Event

Mr. Durwin Clarke Explores Religiosity and Consensual Cohabiting Relationships

Event Date(s): 09/11/2011

Location: Criminology Lecture Room B


The Department of Behavioural Sciences hosts the Student Seminar of PhD degree candidate, Mr. Durwin Clarke, on Wednesday 9th November, 2011, from 11 am-12 pm, at Criminology Lecture Room B.  
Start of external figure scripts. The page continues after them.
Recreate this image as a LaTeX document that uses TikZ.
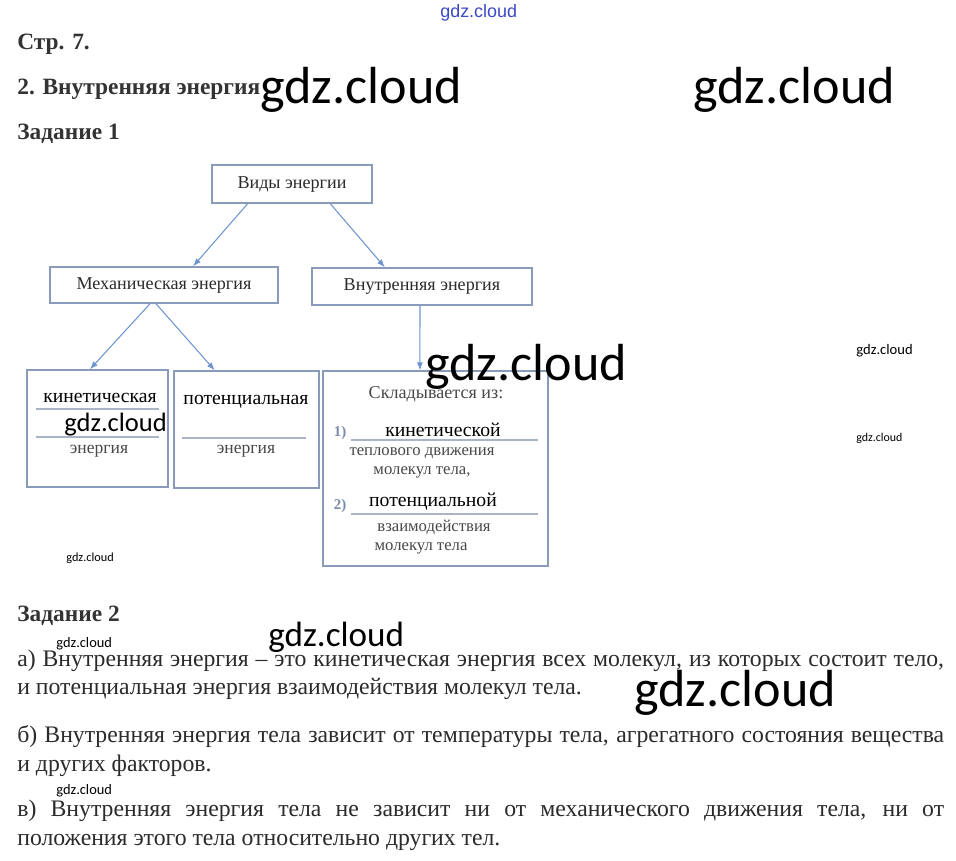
\documentclass[tikz,border=0pt]{standalone}
\usepackage{fontspec}
\setmainfont{Liberation Serif}
\newfontfamily\wmfont{Carlito}
\newfontfamily\wmsans{Liberation Sans}
\usetikzlibrary{calc,positioning,arrows.meta}
\definecolor{VDBorder}{HTML}{8A9BBA}
\definecolor{VDArrow}{HTML}{6E95CF}
\definecolor{VDRule}{HTML}{A9B4C6}
\definecolor{VDText}{HTML}{2B2B2B}
\definecolor{VDGray}{HTML}{484848}
\definecolor{VDNum}{HTML}{7A8BAB}
\definecolor{VDHead}{HTML}{333333}
\definecolor{WMBlue}{HTML}{3B48C8}
\tikzset{
  vdBox/.style={
    draw=VDBorder,
    line width=0.8pt,
    fill=white,
    inner sep=0pt
  },
  vdLabel/.style={
    font=\fontsize{10.3pt}{12pt}\selectfont,
    text=VDText,
    inner sep=0pt
  },
  vdFill/.style={
    font=\fontsize{11.2pt}{13pt}\selectfont,
    text=black,
    inner sep=0pt
  },
  vdHint/.style={
    font=\fontsize{9.5pt}{11pt}\selectfont,
    text=VDGray,
    inner sep=0pt
  },
  vdNum/.style={
    font=\bfseries\fontsize{8.5pt}{10pt}\selectfont,
    text=VDNum,
    inner sep=0pt
  },
  vdRule/.style={
    draw=VDRule,
    line width=0.6pt
  },
  vdArrow/.style={
    draw=VDArrow,
    line width=0.6pt,
    -{Latex[length=1.6mm,width=1.2mm]}
  },
  vdHead/.style={
    font=\bfseries\fontsize{13.3pt}{15pt}\selectfont,
    text=VDHead,
    anchor=base west,
    inner sep=0pt
  },
  vdBody/.style={
    font=\fontsize{13.5pt}{15pt}\selectfont,
    text=VDText,
    anchor=base west,
    inner sep=0pt
  },
  wmMark/.style={
    font=\wmfont\fontsize{#1}{#1}\selectfont,
    text=black,
    anchor=base west,
    inner sep=0pt
  }
}
\newcommand{\fullline}[1]{\makebox[18.54cm][s]{#1}}

\begin{document}
\begin{tikzpicture}[x=0.02cm,y=-0.02cm]
  \useasboundingbox (0,0) rectangle (956,860);
  \fill[white] (0,0) rectangle (956,860);

  \node (h1) [vdHead] at (17,49) {Стр. 7.};
  \node (h2) [vdHead] at (17,94) {2. Внутренняя энергия};
  \node (h3) [vdHead] at (17,139) {Задание 1};

  \node (vid) [vdBox, vdLabel, minimum width=3.2cm, minimum height=0.76cm] at (292,184) {Виды энергии};
  \node (mech) [vdBox, vdLabel, minimum width=4.56cm, minimum height=0.72cm] at (164,285) {Механическая энергия};
  \node (vnut) [vdBox, vdLabel, minimum width=4.4cm, minimum height=0.74cm] at (422,286.5) {Внутренняя энергия};
  \node (kin) [vdBox, minimum width=2.82cm, minimum height=2.34cm] at (97.5,428.5) {};
  \node (pot) [vdBox, minimum width=2.9cm, minimum height=2.34cm] at (246.5,429.5) {};
  \node (sum) [vdBox, minimum width=4.5cm, minimum height=3.9cm] at (435.5,468.5) {};

  \node (kinWord) [vdFill] at (100,398) {кинетическая};
  \node (kinHint) [vdHint, font=\fontsize{10pt}{11pt}\selectfont] at (99,451) {энергия};
  \node (potWord) [vdFill] at (246,402) {потенциальная};
  \node (potHint) [vdHint, font=\fontsize{10pt}{11pt}\selectfont] at (246,451) {энергия};
  \draw [vdRule] (kin.west |- 0,409) ++(10,0) -- ++(123,0);
  \draw [vdRule] (kin.west |- 0,437) ++(10,0) -- ++(123,0);
  \draw [vdRule] (pot.west |- 0,438) ++(9,0) -- ++(124,0);

  \node (sumHead) [vdHint, font=\fontsize{10.3pt}{12pt}\selectfont] at (436,394) {Складывается из:};
  \node (num1) [vdNum] at (340,433) {1)};
  \node (sumKin) [vdFill] at (443,430) {кинетической};
  \node (sumKinA) [vdHint] at (422,453) {теплового движения};
  \node (sumKinB) [vdHint] at (422,472) {молекул тела,};
  \node (num2) [vdNum] at (340,506) {2)};
  \node (sumPot) [vdFill] at (433,502) {потенциальной};
  \node (sumPotA) [vdHint] at (434,527) {взаимодействия};
  \node (sumPotB) [vdHint] at (421,548) {молекул тела};
  \draw [vdRule] (num1.east |- 0,440) ++(4,0) -- (538,440);
  \draw [vdRule] (num2.east |- 0,514) ++(4,0) -- (538,514);

  \draw [vdArrow] ($(vid.south west)!0.225!(vid.south east)$) -- ($(mech.north west)!0.627!(mech.north east)$);
  \draw [vdArrow] ($(vid.south west)!0.7375!(vid.south east)$) -- ($(vnut.north west)!0.332!(vnut.north east)$);
  \draw [vdArrow] ($(mech.south west)!0.439!(mech.south east)$) -- ($(kin.north west)!0.447!(kin.north east)$);
  \draw [vdArrow] ($(mech.south west)!0.465!(mech.south east)$) -- ($(pot.north west)!0.283!(pot.north east)$);
  \draw [vdArrow] ($(vnut.south west)!0.491!(vnut.south east)$) -- ($(sum.north west)!0.431!(sum.north east)$);

  \node (h4) [vdHead] at (17,621) {Задание 2};
  \node (a1) [vdBody] at (17,666) {\fullline{а) Внутренняя энергия -- это кинетическая энергия всех молекул, из которых состоит тело,}};
  \node (a2) [vdBody] at (17,694) {и потенциальная энергия взаимодействия молекул тела.};
  \node (b1) [vdBody] at (17,742) {\fullline{б) Внутренняя энергия тела зависит от температуры тела, агрегатного состояния вещества}};
  \node (b2) [vdBody] at (17,771) {и других факторов.};
  \node (c1) [vdBody] at (17,816) {\fullline{в) Внутренняя энергия тела не зависит ни от механического движения тела, ни от}};
  \node (c2) [vdBody] at (17,845) {положения этого тела относительно других тел.};

  \node (wmTop) [anchor=base west, inner sep=0pt, font=\wmsans\fontsize{10.2pt}{11pt}\selectfont, text=WMBlue] at (440,17) {gdz.cloud};
  \node (wm1) [wmMark=29.7pt] at (260,103) {gdz.cloud};
  \node (wm2) [wmMark=29.7pt] at (693,103) {gdz.cloud};
  \node (wm3) [wmMark=29.7pt] at (425,380) {gdz.cloud};
  \node (wm4) [wmMark=29.7pt] at (634,706) {gdz.cloud};
  \node (wm5) [wmMark=15.1pt] at (64,431) {gdz.cloud};
  \node (wm6) [wmMark=20pt] at (268,646) {gdz.cloud};
  \node (wm7) [wmMark=8.3pt] at (856,354) {gdz.cloud};
  \node (wm8) [wmMark=6.8pt] at (856,441) {gdz.cloud};
  \node (wm9) [wmMark=7pt] at (66,561) {gdz.cloud};
  \node (wm10) [wmMark=8.2pt] at (56,647) {gdz.cloud};
  \node (wm11) [wmMark=8.2pt] at (56,794) {gdz.cloud};
\end{tikzpicture}
\end{document}
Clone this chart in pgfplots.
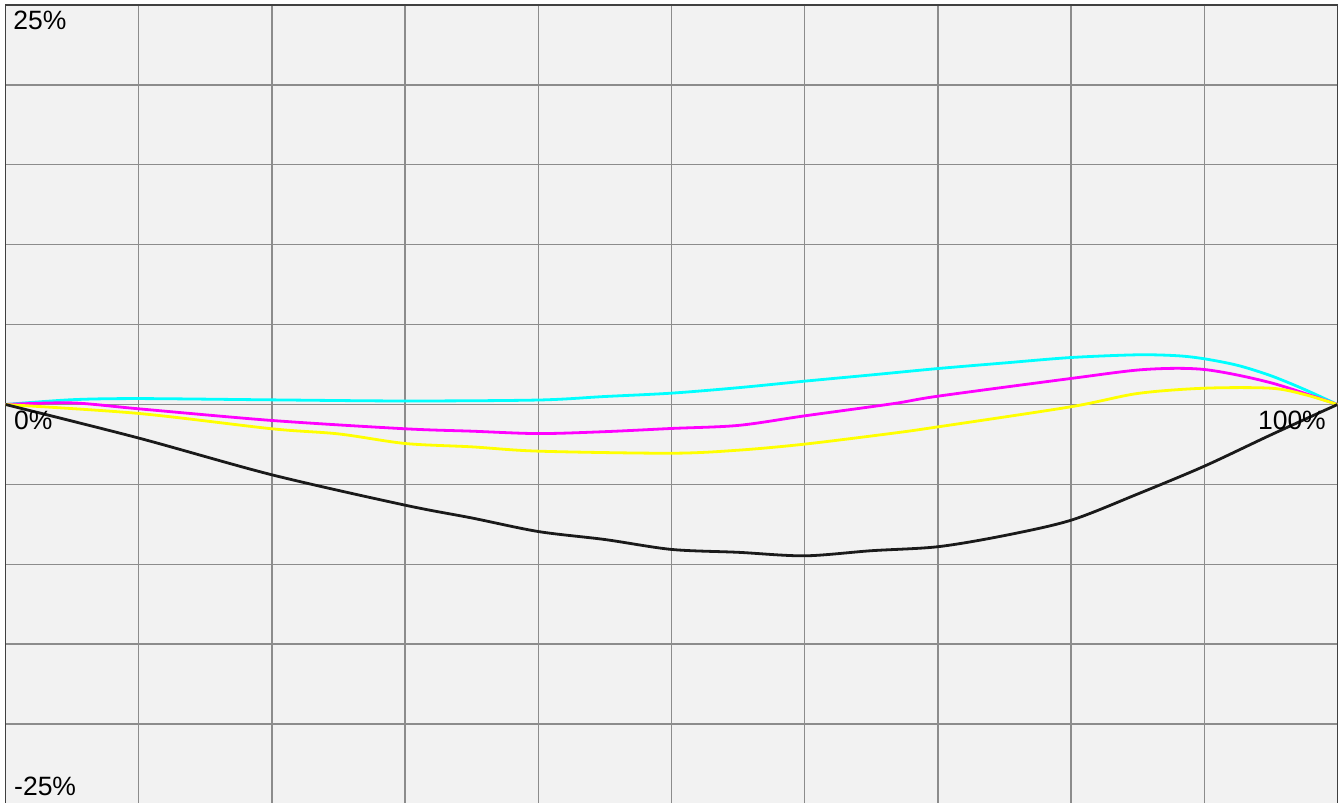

Mr. Clarke will discuss the topic, “The Influence of Religiosity on the Stability and Quality of Indo and Afro Trinidadian’ Consensual Cohabiting Relationships: A Mixed Method Design.” 

 

Abstract:

The researcher seeks clarification on at least two major aspects of consensual cohabitation dissolution:  (a) By what process is consensual cohabitation dissolved among Indo and Afro Trinidadians?  (b)What are the ways and by what processes do socio-demographic factors mediate cohabitation dissolution?  The mixed methods sequential exploratory design study is conducted in three phases.  The first phase of the study is a qualitative grounded theory exploration of influences on the common-law partnership dissolution.  Focus groups will be conducted with ‘ever lived’ common-law partners form the fourteen administrative districts across the island of Trinidad. Members of the clergy from major religious intuitions, marriage officers and social workers at each administrative district will participate in in-depth individual interviews. A second, instrument development phase, will develop the Common-law Partnership Dissolution Questionnaire (CPDQ), a measurement instrument design with good psychometric properties to test a series of working hypotheses related to the theory generated in the qualitative phase.  In the third phase of the study, the CPDQ will be used to collect data from a larger sample of ‘ever lived common-law partners form the same administrative districts that participated in the first phase of the study.  The reason for collecting qualitative data initially is that there were no existing instruments, nor even a theoretic framework, for understanding the common-law partnership dissolution of this population. By basing the instrument’s development on the theory that will be generated from a grounded theory study, the intent is to develop an instrument that more accurately measured the phenomenon than if it had been based on the scant amount of information currently available in the literature.